The Court explained that the public’s right to use a road that has been acquired by prescription can be abandoned by nonuse, accompanied by an express or implied intention to abandon, or by acquiescence to, or tolerance of, the obstruction of passage. Marianne presented her evidence in an effort to establish that the public had abandoned its use of GMR after the 1986 decree was entered and before the Birds purchased their property in 2011. However, she did not present substantial evidence to show that the public’s use of the road between 1986 and 2011 was significantly different from its use preceding the 1986 decision. Moreover, the photograph of the sign stating the road was private and had no outlet proved nothing because no one ever established a time frame for it, and it did not obstruct use of the road in any fashion. For the testimony concerning lack of use by postal trucks and school buses to prove anything, the Court noted that Marianne needed to establish that those types of vehicles had used the road before 1986. She did not.

 

Further, the Court pointed to the abundance of testimony that UPS, FedEx, maintenance vehicles, visitors, and utility trucks continued to use GMR to access the residences located along it.
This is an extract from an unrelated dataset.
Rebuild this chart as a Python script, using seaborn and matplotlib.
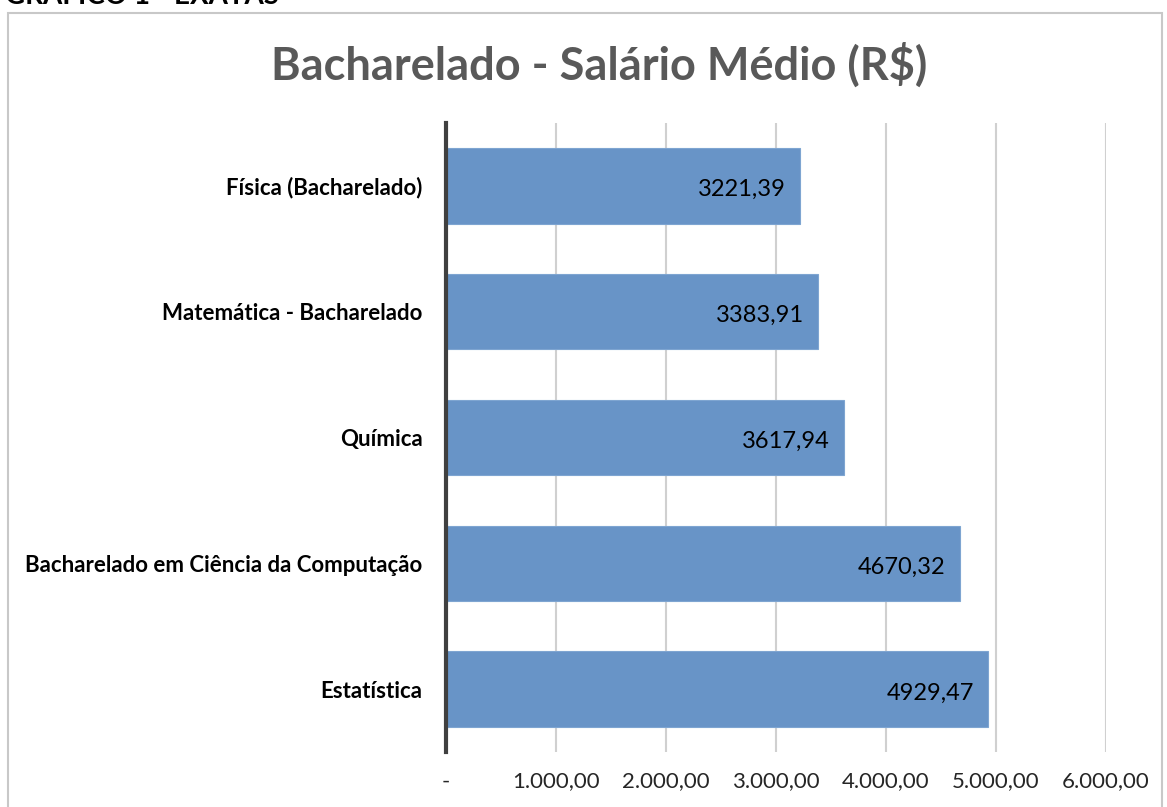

The county judge essentially testified the county did not maintain the road, but further explained that just because a county does not maintain a road does not mean that it is not a public road. In fact, at one point in his testimony, he classified GMR as a “public access road.” Viewing the evidence in the light most favorable to Marianne and giving the evidence its highest probative value, and taking into account all reasonable inferences deducible from the evidence, the Court agreed with the trial court that Marianne could not present a prima facie case that GMR’s public use had been abandoned. Affirmed.